### AIM OF THE TASK
Reproduce the records below exactly as given.

### DATA EXTRACT
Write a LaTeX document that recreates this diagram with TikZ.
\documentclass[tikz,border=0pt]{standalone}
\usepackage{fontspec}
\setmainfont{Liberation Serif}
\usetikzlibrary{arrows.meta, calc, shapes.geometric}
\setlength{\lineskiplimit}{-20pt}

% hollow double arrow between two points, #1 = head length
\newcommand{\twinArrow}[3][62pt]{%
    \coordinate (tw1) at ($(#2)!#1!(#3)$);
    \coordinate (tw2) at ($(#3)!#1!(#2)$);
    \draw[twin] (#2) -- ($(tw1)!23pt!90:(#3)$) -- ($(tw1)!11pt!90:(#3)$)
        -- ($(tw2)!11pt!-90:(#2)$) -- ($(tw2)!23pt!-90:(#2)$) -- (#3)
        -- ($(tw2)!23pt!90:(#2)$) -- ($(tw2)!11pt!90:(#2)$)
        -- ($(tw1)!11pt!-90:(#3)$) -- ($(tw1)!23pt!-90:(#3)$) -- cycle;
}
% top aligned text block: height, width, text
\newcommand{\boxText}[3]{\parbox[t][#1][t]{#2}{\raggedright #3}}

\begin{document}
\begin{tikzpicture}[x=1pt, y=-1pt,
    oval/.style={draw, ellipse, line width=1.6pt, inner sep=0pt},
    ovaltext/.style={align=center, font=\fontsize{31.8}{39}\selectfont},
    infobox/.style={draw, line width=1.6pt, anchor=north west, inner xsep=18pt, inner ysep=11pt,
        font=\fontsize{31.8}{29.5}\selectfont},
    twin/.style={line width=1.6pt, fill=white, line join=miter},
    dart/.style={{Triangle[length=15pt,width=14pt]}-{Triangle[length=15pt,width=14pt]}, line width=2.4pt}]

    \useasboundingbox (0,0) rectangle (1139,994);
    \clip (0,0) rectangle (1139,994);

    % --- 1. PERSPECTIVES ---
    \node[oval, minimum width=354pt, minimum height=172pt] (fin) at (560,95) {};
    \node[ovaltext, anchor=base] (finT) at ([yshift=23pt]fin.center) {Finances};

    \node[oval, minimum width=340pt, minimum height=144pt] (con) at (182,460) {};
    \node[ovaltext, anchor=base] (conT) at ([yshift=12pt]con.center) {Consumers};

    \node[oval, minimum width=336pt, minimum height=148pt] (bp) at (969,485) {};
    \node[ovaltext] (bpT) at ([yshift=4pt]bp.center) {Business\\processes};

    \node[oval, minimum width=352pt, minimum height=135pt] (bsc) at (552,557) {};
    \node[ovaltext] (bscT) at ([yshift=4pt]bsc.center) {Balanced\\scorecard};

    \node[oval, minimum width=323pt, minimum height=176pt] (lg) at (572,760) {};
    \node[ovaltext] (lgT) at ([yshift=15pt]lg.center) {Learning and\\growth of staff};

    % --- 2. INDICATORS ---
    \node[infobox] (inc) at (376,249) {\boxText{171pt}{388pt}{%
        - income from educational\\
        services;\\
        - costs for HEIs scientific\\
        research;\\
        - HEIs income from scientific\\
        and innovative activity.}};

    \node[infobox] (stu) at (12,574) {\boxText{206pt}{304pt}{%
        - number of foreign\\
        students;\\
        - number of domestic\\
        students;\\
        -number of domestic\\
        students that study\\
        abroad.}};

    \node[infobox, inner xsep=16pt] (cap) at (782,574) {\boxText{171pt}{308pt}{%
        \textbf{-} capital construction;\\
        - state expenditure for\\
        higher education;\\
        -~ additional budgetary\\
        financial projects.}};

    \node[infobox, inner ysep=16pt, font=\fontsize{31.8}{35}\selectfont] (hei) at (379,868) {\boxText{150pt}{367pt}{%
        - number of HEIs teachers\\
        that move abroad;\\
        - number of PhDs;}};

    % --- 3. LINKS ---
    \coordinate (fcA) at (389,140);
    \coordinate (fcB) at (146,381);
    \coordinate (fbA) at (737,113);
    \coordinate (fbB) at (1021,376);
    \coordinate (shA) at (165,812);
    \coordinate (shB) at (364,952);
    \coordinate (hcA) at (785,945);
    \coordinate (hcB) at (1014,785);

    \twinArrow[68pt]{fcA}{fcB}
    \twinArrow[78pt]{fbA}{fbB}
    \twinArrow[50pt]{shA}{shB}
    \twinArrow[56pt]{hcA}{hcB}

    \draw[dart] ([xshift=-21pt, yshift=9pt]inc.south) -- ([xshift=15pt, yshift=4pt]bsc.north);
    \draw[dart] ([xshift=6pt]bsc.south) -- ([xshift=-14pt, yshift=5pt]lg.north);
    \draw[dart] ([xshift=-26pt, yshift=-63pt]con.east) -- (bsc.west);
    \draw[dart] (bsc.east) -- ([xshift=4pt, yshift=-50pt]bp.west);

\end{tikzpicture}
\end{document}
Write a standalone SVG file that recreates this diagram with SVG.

### EXERCISE RESULT
Write a LaTeX document that recreates this diagram with TikZ.
\documentclass[tikz,border=0pt]{standalone}
\usepackage{fontspec}
\setmainfont{Liberation Serif}
\usetikzlibrary{arrows.meta, calc, shapes.geometric}
\setlength{\lineskiplimit}{-20pt}

% hollow double arrow between two points, #1 = head length
\newcommand{\twinArrow}[3][62pt]{%
    \coordinate (tw1) at ($(#2)!#1!(#3)$);
    \coordinate (tw2) at ($(#3)!#1!(#2)$);
    \draw[twin] (#2) -- ($(tw1)!23pt!90:(#3)$) -- ($(tw1)!11pt!90:(#3)$)
        -- ($(tw2)!11pt!-90:(#2)$) -- ($(tw2)!23pt!-90:(#2)$) -- (#3)
        -- ($(tw2)!23pt!90:(#2)$) -- ($(tw2)!11pt!90:(#2)$)
        -- ($(tw1)!11pt!-90:(#3)$) -- ($(tw1)!23pt!-90:(#3)$) -- cycle;
}
% top aligned text block: height, width, text
\newcommand{\boxText}[3]{\parbox[t][#1][t]{#2}{\raggedright #3}}

\begin{document}
\begin{tikzpicture}[x=1pt, y=-1pt,
    oval/.style={draw, ellipse, line width=1.6pt, inner sep=0pt},
    ovaltext/.style={align=center, font=\fontsize{31.8}{39}\selectfont},
    infobox/.style={draw, line width=1.6pt, anchor=north west, inner xsep=18pt, inner ysep=11pt,
        font=\fontsize{31.8}{29.5}\selectfont},
    twin/.style={line width=1.6pt, fill=white, line join=miter},
    dart/.style={{Triangle[length=15pt,width=14pt]}-{Triangle[length=15pt,width=14pt]}, line width=2.4pt}]

    \useasboundingbox (0,0) rectangle (1139,994);
    \clip (0,0) rectangle (1139,994);

    % --- 1. PERSPECTIVES ---
    \node[oval, minimum width=354pt, minimum height=172pt] (fin) at (560,95) {};
    \node[ovaltext, anchor=base] (finT) at ([yshift=23pt]fin.center) {Finances};

    \node[oval, minimum width=340pt, minimum height=144pt] (con) at (182,460) {};
    \node[ovaltext, anchor=base] (conT) at ([yshift=12pt]con.center) {Consumers};

    \node[oval, minimum width=336pt, minimum height=148pt] (bp) at (969,485) {};
    \node[ovaltext] (bpT) at ([yshift=4pt]bp.center) {Business\\processes};

    \node[oval, minimum width=352pt, minimum height=135pt] (bsc) at (552,557) {};
    \node[ovaltext] (bscT) at ([yshift=4pt]bsc.center) {Balanced\\scorecard};

    \node[oval, minimum width=323pt, minimum height=176pt] (lg) at (572,760) {};
    \node[ovaltext] (lgT) at ([yshift=15pt]lg.center) {Learning and\\growth of staff};

    % --- 2. INDICATORS ---
    \node[infobox] (inc) at (376,249) {\boxText{171pt}{388pt}{%
        - income from educational\\
        services;\\
        - costs for HEIs scientific\\
        research;\\
        - HEIs income from scientific\\
        and innovative activity.}};

    \node[infobox] (stu) at (12,574) {\boxText{206pt}{304pt}{%
        - number of foreign\\
        students;\\
        - number of domestic\\
        students;\\
        -number of domestic\\
        students that study\\
        abroad.}};

    \node[infobox, inner xsep=16pt] (cap) at (782,574) {\boxText{171pt}{308pt}{%
        \textbf{-} capital construction;\\
        - state expenditure for\\
        higher education;\\
        -~ additional budgetary\\
        financial projects.}};

    \node[infobox, inner ysep=16pt, font=\fontsize{31.8}{35}\selectfont] (hei) at (379,868) {\boxText{150pt}{367pt}{%
        - number of HEIs teachers\\
        that move abroad;\\
        - number of PhDs;}};

    % --- 3. LINKS ---
    \coordinate (fcA) at (389,140);
    \coordinate (fcB) at (146,381);
    \coordinate (fbA) at (737,113);
    \coordinate (fbB) at (1021,376);
    \coordinate (shA) at (165,812);
    \coordinate (shB) at (364,952);
    \coordinate (hcA) at (785,945);
    \coordinate (hcB) at (1014,785);

    \twinArrow[68pt]{fcA}{fcB}
    \twinArrow[78pt]{fbA}{fbB}
    \twinArrow[50pt]{shA}{shB}
    \twinArrow[56pt]{hcA}{hcB}

    \draw[dart] ([xshift=-21pt, yshift=9pt]inc.south) -- ([xshift=15pt, yshift=4pt]bsc.north);
    \draw[dart] ([xshift=6pt]bsc.south) -- ([xshift=-14pt, yshift=5pt]lg.north);
    \draw[dart] ([xshift=-26pt, yshift=-63pt]con.east) -- (bsc.west);
    \draw[dart] (bsc.east) -- ([xshift=4pt, yshift=-50pt]bp.west);

\end{tikzpicture}
\end{document}
Write a standalone SVG file that recreates this diagram with SVG.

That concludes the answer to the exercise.